A hitch: System.String can only be converted into a char[], so we have to use an external sorter such as Sort-Object cmdlet. If we could have made an Array of char, then we could have used the Array's Sort() method. The first cut looks like this:

> $s = "mad"
> $sig = sort-object -inputObject $s.ToCharArray()
> $sig
m
a
d

Eh? Why isn't sig sorted? Either Sort-Object or PowerShell doesn't do the expected when presented with an array using the -inputObject parameter. Let's test this:

> "m","a","d" | sort-object
a
d
m
> sort-object -inputObject "m","a","d"
m
a
d

Second Cut

Because of the strange behaviour found in the previous section, we call Sort-Object in a pipeline. In addition, we reconstruct the output into a string:

> $s = "mad"
> $sig = (string)($s.ToCharArray() | sort-object)
> $sig
a d m
> $sig.length
5

What's wrong now? Why does sig have a whitespace between each character? This was getting a bit deep into PowerShell for me at the moment, so let's use an appropriate constructor in System.String such as String(char[]).

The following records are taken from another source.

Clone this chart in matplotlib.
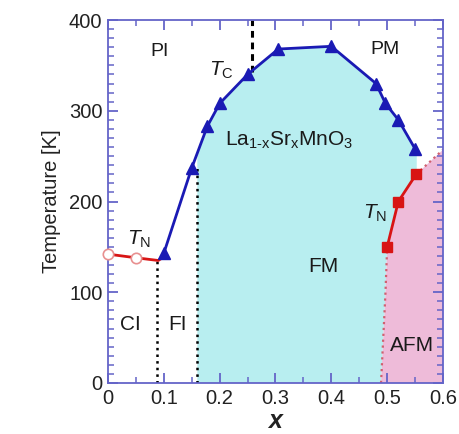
import matplotlib
matplotlib.use("Agg")
import matplotlib.pyplot as plt
import numpy as np
from matplotlib.ticker import MultipleLocator

plt.rcParams['font.family'] = ['Liberation Sans', 'DejaVu Sans']
plt.rcParams['mathtext.fontset'] = 'custom'
plt.rcParams['mathtext.rm'] = 'Liberation Sans'
plt.rcParams['mathtext.it'] = 'Liberation Sans:italic'

# Curie temperature (blue triangles)
tc_x = [0.10, 0.15, 0.178, 0.20, 0.25, 0.305, 0.40, 0.48, 0.497, 0.52, 0.55]
tc_T = [143, 237, 283, 308, 340, 368, 371, 330, 308, 290, 258]

# Neel temperature, low x (open circles + red curve)
tnl_x = [0.0, 0.05]
tnl_T = [142, 138]
tnl_curve_x = [0.0, 0.05, 0.09, 0.10]
tnl_curve_T = [142, 138, 135, 139]

# Neel temperature, high x (red squares)
tnh_x = [0.50, 0.52, 0.552]
tnh_T = [150, 200, 230]

# AFM boundaries
afm_low_x = [0.489, 0.493, 0.497, 0.50]
afm_low_T = [0, 50, 100, 150]
afm_up_x = [0.552, 0.60]
afm_up_T = [230, 257]

# vertical phase lines
ci_fi_x, ci_fi_T = 0.088, 135
fi_fm_x, fi_fm_T = 0.16, 237
pi_x, pi_T = 0.258, 343

blue = '#1a1ab4'
red = '#d81414'
cyan = '#b8eef0'
pink = '#eebbd9'
axc = '#6464c8'

fig = plt.figure(figsize=(4.6, 4.34), dpi=100)
ax = fig.add_axes([108/460, 51/434, 335/460, 363/434])

# cyan FM region
tc_at_fi = np.interp(fi_fm_x, tc_x, tc_T)
cx = [fi_fm_x, fi_fm_x] + [x for x in tc_x if x > fi_fm_x] + [tc_x[-1] + 0.003, tc_x[-1] + 0.003] \
     + tnh_x[::-1][1:] + afm_low_x[::-1]
cT = [0, tc_at_fi] + [t for x, t in zip(tc_x, tc_T) if x > fi_fm_x] + [tc_T[-1], tnh_T[-1] + 2] \
     + tnh_T[::-1][1:] + afm_low_T[::-1]
ax.fill(cx, cT, color=cyan, lw=0, zorder=0)

# pink AFM region
px = afm_low_x + tnh_x[1:] + afm_up_x + [0.6]
pT = afm_low_T + tnh_T[1:] + afm_up_T + [0]
ax.fill(px, pT, color=pink, lw=0, zorder=0)

# boundaries
ax.plot(afm_low_x, afm_low_T, color='#d06070', ls=':', lw=1.6, zorder=2)
ax.plot(afm_up_x, afm_up_T, color='#d06070', ls=':', lw=1.6, zorder=2)
ax.plot([ci_fi_x, ci_fi_x], [0, ci_fi_T], color='black', ls=':', lw=1.8, zorder=2)
ax.plot([fi_fm_x, fi_fm_x], [0, fi_fm_T], color='black', ls=':', lw=1.8, zorder=2)
ax.plot([pi_x, pi_x], [pi_T, 400], color='black', ls=(0, (2.2, 1.6)), lw=2.2, zorder=2)

# data
ax.plot(tnl_curve_x, tnl_curve_T, color=red, lw=2, zorder=3)
ax.plot(tnl_x, tnl_T, 'o', ms=7.5, mfc='white', mec='#e89090', mew=1.2, zorder=4, clip_on=False)
ax.plot(tc_x, tc_T, '-^', color=blue, lw=2, ms=9, zorder=5)
ax.plot(tnh_x, tnh_T, '-s', color=red, lw=2, ms=7.5, zorder=5)

ax.set_xlim(0, 0.6)
ax.set_ylim(0, 400)
ax.set_xticks([0, 0.1, 0.2, 0.3, 0.4, 0.5, 0.6])
ax.set_xticklabels(['0', '0.1', '0.2', '0.3', '0.4', '0.5', '0.6'])
ax.xaxis.set_minor_locator(MultipleLocator(0.05))
ax.yaxis.set_major_locator(MultipleLocator(100))
ax.yaxis.set_minor_locator(MultipleLocator(10))
ax.tick_params(which='both', direction='in', top=True, right=True, colors=axc,
               labelcolor='#222222', labelsize=14.5)
ax.tick_params(which='major', length=7, width=1.3, pad=4)
ax.tick_params(which='minor', length=4, width=1.1)
for s in ax.spines.values():
    s.set_color(axc)
    s.set_linewidth(1.3)

ax.set_ylabel('Temperature [K]', fontsize=14.5, color='#222222', labelpad=6)
ax.set_xlabel('x', fontsize=18, style='italic', fontweight='bold', color='#222222', labelpad=1)

tc = '#1a1a1a'
ax.text(0.093, 365, 'PI', fontsize=14, ha='center', va='center', color=tc)
ax.text(0.497, 367, 'PM', fontsize=14, ha='center', va='center', color=tc)
ax.text(0.203, 344, r'$T_{\rm C}$', fontsize=15, ha='center', va='center', color=tc)
ax.text(0.21, 262, r'La$_{\rm 1\text{-}x}$Sr$_{\rm x}$MnO$_{\rm 3}$', fontsize=15, ha='left',
        va='baseline', color=tc)
ax.text(0.385, 128, 'FM', fontsize=15, ha='center', va='center', color=tc)
ax.text(0.545, 41, 'AFM', fontsize=15, ha='center', va='center', color=tc)
ax.text(0.04, 64, 'CI', fontsize=15, ha='center', va='center', color=tc)
ax.text(0.124, 64, 'FI', fontsize=15, ha='center', va='center', color=tc)
ax.text(0.055, 158, r'$T_{\rm N}$', fontsize=15, ha='center', va='center', color=tc)
ax.text(0.478, 187, r'$T_{\rm N}$', fontsize=15, ha='center', va='center', color=tc)

fig.savefig('out.png', dpi=100)
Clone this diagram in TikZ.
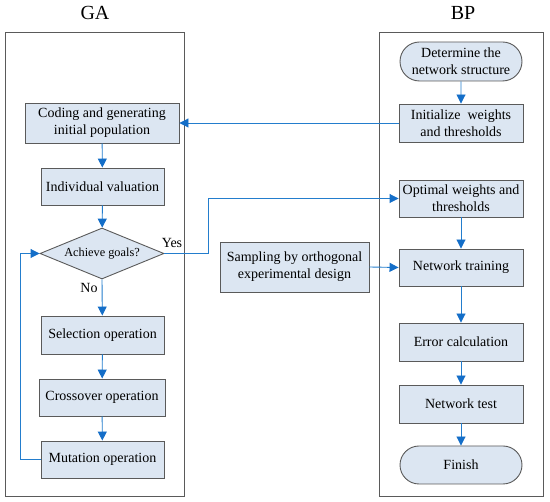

21-Dec-2007: Solution is to change OFS (Output Field Separator) to an empty string, like this: $OFS = "".

Third Cut

We try the System.String(char[]) constructor and make the sorted array output into a string:

> $s = "mad"
> $sig = new-object String(($s.ToCharArray() | sort-object))
New-Object : Exception calling ".ctor" with "3" argument(s): "Index was out of range. Must be non-negative and less than the size of the collection.
Parameter name: startIndex"
At line:1 char:16
+ $t = new-object  <<<< String($s.ToCharArray())

What gives? The error indicates that a different constructor, String(char[], startIndex, length) should be used. It's not clear why the first constructor is not available.

Fourth Cut

Finally, taking into account all that we learnt above, we end up with the following statement which gives us the result we wanted:

> $s = "mad"
> $sig = new-object String(($s.ToCharArray() | sort-object), 0, $s.length)
> $sig
adm

Conclusion

The resulting statement to sort characters in a string is mostly noise because the purpose of the statement statement is obscured by the need to convert an object from one type to another. In an earlier article about palindromes, another way to make a string from an character array is to use the static method [string]::Join(). That is …

> $sig = [string]::Join("", ($s.ToCharArray() | sort-object))

The second method is shorter but still rather obscure because it relies on the side-effect of the empty string argument when calling the Join() method. It's a rather disappointing end to this exercise because I spent most of the time fighting instead of using PowerShell.

19-Dec-2007. PowerShell 2.0 will have a new Join operator that should make this exercise moot.

21-Dec-2007. Fourth method is to change OFS first, leading to:

> $OFS = ""
> $s = "mad"
$gt; $sig = [string]($s.ToCharArray() | sort-object)
> $sig
adm
> $sig.length
3